A decisão de manter os nomes originais na dublagem brasileira foi um dos aspectos mais questionados pelo público, pois todos os consumidores já estão acostumados com as traduções, como Homem-Aranha, Abutre, Escorpião e, Homem-Areia. Porém, por motivos de padronização da marca, a Sony decidiu manter as pronúncias em inglês, o que não soa natural aos ouvidos dos gamers do Brasil.
Apesar das viradas dramáticas e muito emotivas, a palavra que melhor define a experiência de Spider-Man é diversão – e tudo isso se deve ao gameplay. Trazendo inspirações da série Batman Arkham, como a roda de equipamentos e o sistema de esquiva, além de resgatar mecânicas já utilizadas em jogos anteriores do cabeça de teia, a equipe de programação, liderada por Joseph Valenzuela, atinge o auge da movimentação fluida, dinâmica e ágil. A união disso com uma resposta rápida dos controles faz com que o jogador se sinta na pele do Homem-Aranha.
A variabilidade de equipamentos, habilidades, poderes e missões fazem com que jogo não se torne enjoativo. Cada atividade se torna diferente da anterior, principalmente porque em algumas delas o game deixa a cargo do jogador a melhor maneira de se resolver aquela situação. Essas pequenas alterações aumentam os fatores de diversão e replay de uma nova jogatina.

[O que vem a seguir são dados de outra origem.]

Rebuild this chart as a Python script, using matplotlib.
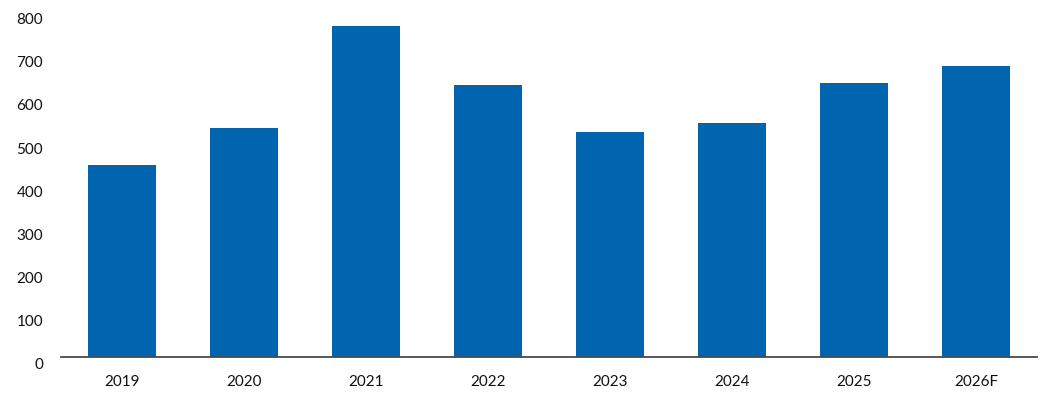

Os trechos de gameplay mais criticados por jogadores e jornalistas são as missões stealth, principalmente as que são necessárias jogar com MJ e Miles. Tais momentos quebram o ritmo do jogo e podem ser chatos, porém ainda são partes essenciais para criar uma variabilidade nas missões e aprofundar esses coadjuvantes através de suas atitudes. Além disso, esses trechos são tão poucos e curtos que não pesam tanto quando se observa toda a obra.
A recriação e ambientação de Nova York também é incrível, principalmente os pontos turísticos que são bastante fiéis à realidade. Intihar busca inserir lugares fictícios, que auxiliam na construção de um universo muito maior do que aquele visto durante o jogo. Alguns exemplos são a embaixada de Wakanda, Torre dos Vingadores, Sancto Sanctorum, Agência de Advogados Nelson e Murdock, entre outros easter eggs divertidos.
Já a trilha sonora composta por John Paesano é espetacular, se encaixando perfeitamente na temática heróica. Mesmo quando o player está apenas passeando pela cidade, uma música ambiente transmite a sensação de estar em um filme. As composições de Spider-Man foram indicadas em quatro premiações diferentes, sendo elas International Film Music Critics Award, Etna Comics International Film Festival, Hollywood Music in Media Awards e The Game Awards, mas infelizmente não ganhou nenhuma delas. Foi somente a DLC isolada de Miles Morales que conquistou o prêmio de Melhor Música no BAFTA Games Awards.
Homem-Aranha teve uma recepção calorosa, com notas positivas da crítica especializada e sendo considerado um dos melhores jogos de super-heróis já feitos, superando até mesmo os recentes games do Batman. Felizmente, esse universo foi expandido no conjunto de DLCs chamado A Cidade Nunca Dorme, que além de aprofundar as questões do relacionamento de Peter e MJ, também expandiu Nova York, apresentando o submundo da máfia. Até mesmo Miles teve sua expansão solo, Spider-Man Miles Morales, que ajudou a trabalhar com mais calma esse personagem que será muito importante no futuro da franquia.
Spider-Man é o jogo definitivo do cabeça de teia, trazendo uma história cativante, emocionante e muito bem contada, junto de personagens complexos e apaixonantes. Tudo isso é inserido em mecânicas formidáveis e divertidas e fazem com que a obra se torne o melhor jogo de super-herói já feito. Além disso, o game tem elementos bons o suficiente para afirmar que também é uma das histórias mais incríveis e emotivas já contadas dentro de um universo de heróis.